The first fracture would likely emerge from the economy. Turkey has already been struggling under the weight of chronic inflation, currency depreciation, and a brain drain of its younger generation. If inflation spikes again above 80–100% while the lira collapses beyond credibility, daily life for ordinary Turks could become unbearable. This would erode Erdoğan’s traditional base among conservative, lower-income voters who once credited him with economic stability. Business elites, who tolerated his authoritarian turn in exchange for lucrative contracts, might begin to defect, especially if Western sanctions or capital flight cut them off from global markets.
On the political front, municipal elections could act as catalysts. If opposition coalitions—particularly in Istanbul, Ankara, and Izmir—consolidate power and build momentum, Erdoğan could find his grip slipping in urban centers that represent both economic engines and cultural hubs. A strong, charismatic figure emerging from the opposition, capable of bridging secular and conservative camps, could magnify this weakness. In parallel, fractures within Erdoğan’s own AKP and the broader nationalist-Islamist alliance might widen as younger party members see their futures constrained by loyalty to an aging strongman.
Externally, Turkey’s delicate balancing act between NATO and Russia could collapse under stress. A severe geopolitical crisis—such as escalation in the Eastern Mediterranean, renewed conflict in Syria, or a Russian setback in Ukraine—could expose Erdoğan’s transactional diplomacy as unsustainable. If the West perceives Erdoğan as unreliable while Russia views him as expendable, Ankara could suddenly find itself isolated. That isolation would feed back into the economy through sanctions, loss of foreign investment, and disruption of energy flows.
The breaking point in this scenario could come from the security establishment. Turkey’s military and intelligence services have largely been purged and subordinated, but cracks remain. If urban unrest spreads and regional governors lose control, parts of the military might refuse to suppress protests or even side with demonstrators. Unlike the failed coup of 2016, which Erdoğan survived by mobilizing popular support, a new uprising in the face of dire economic collapse could find broader legitimacy, especially if backed by defecting elites.

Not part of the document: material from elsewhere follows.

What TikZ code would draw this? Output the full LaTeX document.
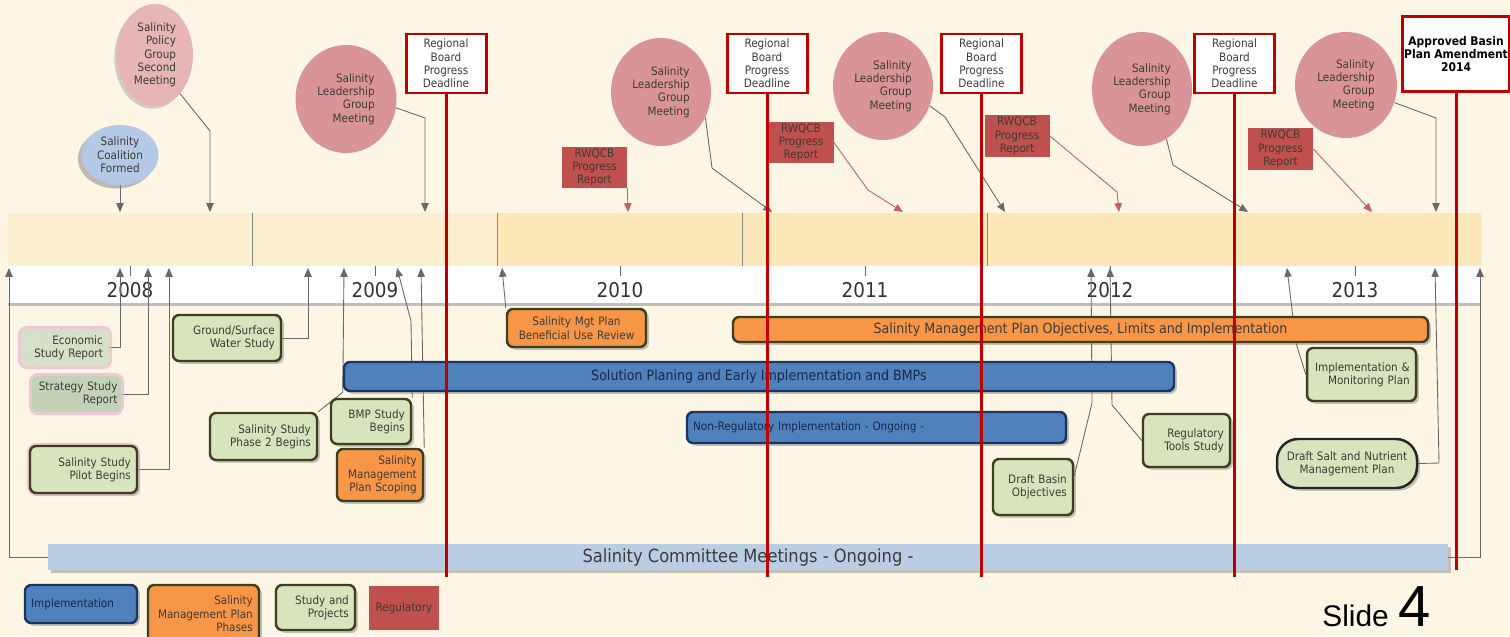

In such a chain of events, Erdoğan’s collapse would not look like a single dramatic moment but rather a slow unraveling—first economic paralysis, then electoral defeats, then fracturing alliances, and finally a legitimacy crisis that the state security apparatus can no longer contain. The aftermath could be chaotic, with power struggles among opposition parties, Islamist hardliners, and military factions, but the defining fact would be that Erdoğan’s two-decade dominance would be broken.